What I find most striking is the fact that while he definitely earned his “Bowman the Showman” nickname, and would often interrupt more introspective programs to play to the judges or the audience, he’s as much an artist as an entertainer. His programs are often musical, sensitive, lyrical, and poignant. (The song “Maria” from West Side Story makes me want to punch puppies in the face, and yet he made a sublime, romantic purse from this saccharine sow’s ear.) He spends a lot of time on his knees on the ice; and where unmusical skaters often try to make flailing arms compensate for random footwork, Bowman’s feet and legs are usually where he really matches and carries the music. The replays here emphasize how lovely his jump exits often were, despite his struggles with the triple axel.

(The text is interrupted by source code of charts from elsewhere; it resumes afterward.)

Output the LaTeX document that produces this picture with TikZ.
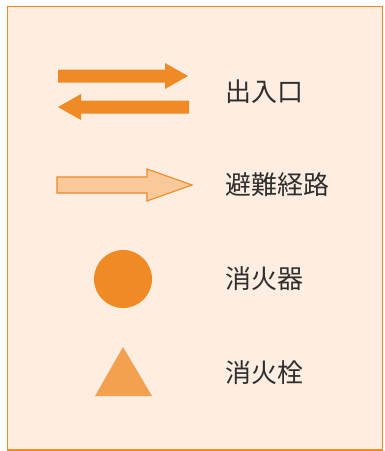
\documentclass[tikz,border=0pt]{standalone}
\usepackage{fontspec}
\setmainfont{Noto Sans CJK JP}
\definecolor{legendbg}{HTML}{FDEEE1}
\definecolor{legendorange}{HTML}{EF8A24}
\definecolor{routefill}{HTML}{F9C99C}
\definecolor{hydrant}{HTML}{F3A04F}
\definecolor{labeltext}{HTML}{2E2E2E}
\begin{document}
\begin{tikzpicture}[x=1pt, y=-1pt]
	\useasboundingbox (0,0) rectangle (384,451);
	\tikzstyle{label}=[anchor=west, inner sep=0pt, text=labeltext, font=\fontsize{26}{26}\selectfont]

	% frame
	\draw [fill=legendbg, draw=legendorange, line width=1.8] (7.5,6.5) rectangle (382.5,450);

	% entrance arrows
	\fill [legendorange] (58,69.5) -- (165,69.5) -- (165,63) -- (188,76) -- (165,89) -- (165,82.5) -- (58,82.5) -- cycle;
	\fill [legendorange] (189,100.5) -- (81,100.5) -- (81,94) -- (58,107) -- (81,120) -- (81,113.5) -- (189,113.5) -- cycle;
	\node (entrance) [label] at (225,92) {出入口};

	% evacuation route
	\draw [fill=routefill, draw=legendorange, line width=1.1] (57,177) -- (147,177) -- (147,169) -- (192,185) -- (147,201) -- (147,193) -- (57,193) -- cycle;
	\node (route) [label] at (225,185) {避難経路};

	% extinguisher
	\fill [legendorange] (123,279) circle (29);
	\node (extinguisher) [label] at (225,279) {消火器};

	% hydrant
	\fill [hydrant] (123,347) -- (152,396) -- (95,396) -- cycle;
	\node (hydrant) [label] at (225,373) {消火栓};
\end{tikzpicture}
\end{document}
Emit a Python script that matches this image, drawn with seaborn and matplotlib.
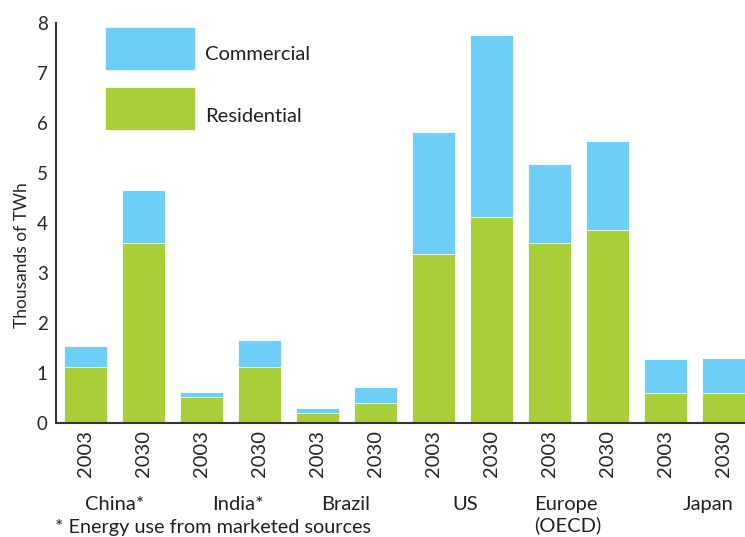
import pandas as pd
import matplotlib.pyplot as plt
import seaborn as sns
from matplotlib.patches import Rectangle

# values (thousands of TWh)
countries = ["China*", "China*", "India*", "India*", "Brazil", "Brazil",
             "US", "US", "Europe", "Europe", "Japan", "Japan"]
years = ["2003", "2030"] * 6
residential = [1.12, 3.60, 0.51, 1.12, 0.19, 0.39, 3.38, 4.11, 3.60, 3.86, 0.59, 0.59]
commercial = [0.42, 1.06, 0.10, 0.53, 0.10, 0.32, 2.43, 3.65, 1.57, 1.78, 0.68, 0.70]

# group label positions (in bar units) as placed in the reference
group_labels = ["China*", "India*", "Brazil", "US", "Japan"]
group_pos = [0.51, 2.64, 4.49, 6.55, 10.73]

BLUE = "#6dcff6"
GREEN = "#a8ce3a"
DARK = "#333333"
W, H = 745, 537

sns.set_style("white")
plt.rcParams["font.family"] = ["Lato", "DejaVu Sans"]
plt.rcParams["text.color"] = "#231f20"

df = pd.DataFrame({
    "bar": [f"{c} {y}" for c, y in zip(countries, years)],
    "year": years,
    "residential": residential,
    "commercial": commercial,
})
df["total"] = df["residential"] + df["commercial"]

fig = plt.figure(figsize=(W / 100, H / 100), dpi=100)
ax = fig.add_axes([56 / W, 1 - 423 / H, 689 / W, (423 - 22.5) / H])

sns.barplot(data=df, x="bar", y="total", color=BLUE, width=0.74, saturation=1,
            edgecolor="white", linewidth=0.6, ax=ax)
sns.barplot(data=df, x="bar", y="residential", color=GREEN, width=0.74, saturation=1,
            edgecolor="white", linewidth=0.6, ax=ax)

ax.set_xlim(-0.5, -0.5 + 689 / 58.08)
ax.set_ylim(0, 8)
ax.set_yticks(range(0, 9))
ax.tick_params(axis="y", direction="in", length=12, width=1.5, color=DARK,
               labelsize=13.5, pad=6)

# year labels under each bar, boundary marks between bars
ax.set_xticks(range(len(df)))
ax.set_xticklabels(df["year"], rotation=90, fontsize=14.5)
ax.set_xticks([i + 0.5 for i in range(len(df) - 1)], minor=True)
ax.tick_params(axis="x", which="major", length=0, pad=5)
ax.tick_params(axis="x", which="minor", direction="in", length=7, width=1.5, color=DARK)
ax.set_xlabel("")

for side in ["top", "right"]:
    ax.spines[side].set_visible(False)
for side in ["left", "bottom"]:
    ax.spines[side].set_linewidth(1.5)
    ax.spines[side].set_color(DARK)

ax.set_ylabel("Thousands of TWh", fontsize=12.5)
ax.yaxis.set_label_coords(-0.038, 0.42)

# country names
trans = ax.get_xaxis_transform()
for name, pos in zip(group_labels, group_pos):
    ax.text(pos, -0.204, name, transform=trans, ha="center", va="center", fontsize=14.5)
ax.text(7.74, -0.204, "Europe", transform=trans, ha="left", va="center", fontsize=14.5)
ax.text(7.74, -0.256, "(OECD)", transform=trans, ha="left", va="center", fontsize=14.5)

fig.text(55 / W, 1 - 527 / H, "* Energy use from marketed sources",
         ha="left", va="center", fontsize=14.3)

# legend drawn as swatches + labels, placed as in the reference
for label, color, top, ty in [("Commercial", BLUE, 28, 55), ("Residential", GREEN, 88, 116)]:
    fig.patches.append(Rectangle((106 / W, 1 - (top + 41) / H), 88 / W, 41 / H,
                                 transform=fig.transFigure, color=color))
    fig.text(205 / W, 1 - ty / H, label, ha="left", va="center", fontsize=14.5)

fig.savefig("out.png", dpi=100)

The more you watch him, the more you understand why Toller Cranston might have viewed him as a possible kindred soul–despite how horribly that particular coach/skater relationship crashed and burned. Bowman shares with Cranston his uniqueness, his angular positions, his musicality, and his straight-up weirdness. He was never the innovator Cranston was, but his style is unmistakable whether he’s “going for Camera Six!” or doing a heartbreaking, introverted program (yeah, I saw the finger-gun; see above re: I don’t care if he interrupts himself to be awesome).
In the great “Brian Orser or Brian Boitano?” debate, I’m pretty sure my answer will always be Bowman. I hope he’s at peace now.